The stackhpc container namespace contains regular container repositories, which cannot be pushed to via docker push. Instead, we use the Pulp API to sync specific tags from stackhpc-dev to stackhpc.

Client Pulp service¶

Clients access Ark via a Pulp service deployed on their local infrastructure. Typically the Pulp service is deployed as a Pulp in one container running on the seed host. Content is synced from Ark to the local Pulp service, and control plane hosts acquire the content from there. This avoids excessive Internet bandwidth usage, both for the client and Ark.

Content in the client Pulp service is synced using the on_demand policy. This avoids unnecessarily large storage requirements on the seed, and speeds up syncing. There should be no risk of content becoming permanently unavailable, so long as Ark continues to host sufficiently old versions. This approach does have a downside of requiring Ark to be available to provide any content which has not previously been downloaded.

Client configuration¶

In order to consume the release train, clients should migrate to StackHPC Kayobe config. This repository provides configuration and playbooks to:

deploy a local Pulp service as a container on the seed
package repository versions to use
container image tags to use
sync all necessary content from Ark into the local Pulp service
use the local Pulp repository mirrors on control plane hosts
use the local Pulp container registry on control plane hosts

This configuration is in active development and is expected to evolve over the coming releases.

Further documentation of this configuration is out of scope here, but is available in the readme.

Continuous Integration (CI) and automation¶

The intention is to have as much as possible of the release train automated and run via CI. Typically, workflows may go through the following stages as they evolve:

automated via Ansible, manually executed
executed by GitHub Actions workflows, manually triggered by workflow dispatch or schedule
executed by GitHub Actions workflows, automatically triggered by an event e.g. pull request or another workflow

This sequence discourages putting too much automation into the GitHub Actions workflows, ensuring it is possible to run them manually.

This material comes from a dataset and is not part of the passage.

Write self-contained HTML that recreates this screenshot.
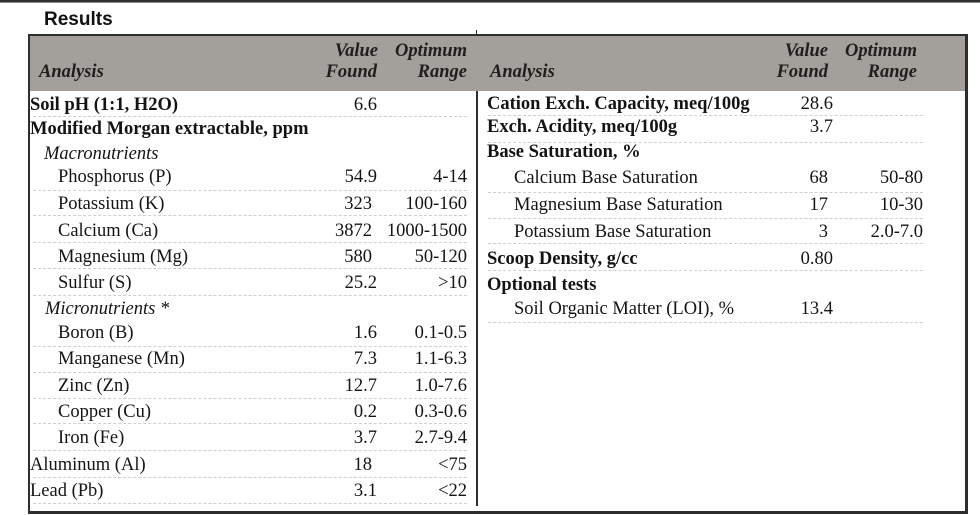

The release train Ansible playbooks make heavy use of the stackhpc.pulp collection, which in turn uses modules from the pulp.squeezer collection.

Source Code Repositories¶

To maintain the various source code repositories used within the Release Train there exists a number of automated processes. A mixture of Github workflows and Ansible playbooks are used to achieve this

Github Workflows¶

Upstream Sync: a number of repositories that are used by StackHPC are forks and therefore need to be synchronised with upstream to remain up-to-date. Therefore, this workflow will once a week make a pull request against any of the active openstack releases branches that are ahead of our downstream branch.
Tox: in order to ensure that commits to the repositories are correct and follow style guidelines we can utilise tox which can automate the unit testing and linting of the codebase. This workflow will run anytime a push is made or a pull request to one of the active release branches.
Tag & Release: various software and packages depend on the repositories therefore it is important that tags are made and releases are published.
Ansible collection linters: linters and sanity tests for Ansible collections.

Ansible¶

Repository Synchronisation: as the workflows need to be located within each repository and branch that we wish to run them on. Therefore, the deployment and future updates are achieve through automation via Ansible. This allows for changes and new workflows to be automatically propagated out across the StackHPC organisation. This also manages the deployment of community files such as CODEOWNERS which can be used to automatically assign the relevant individuals to a newly opened pull request.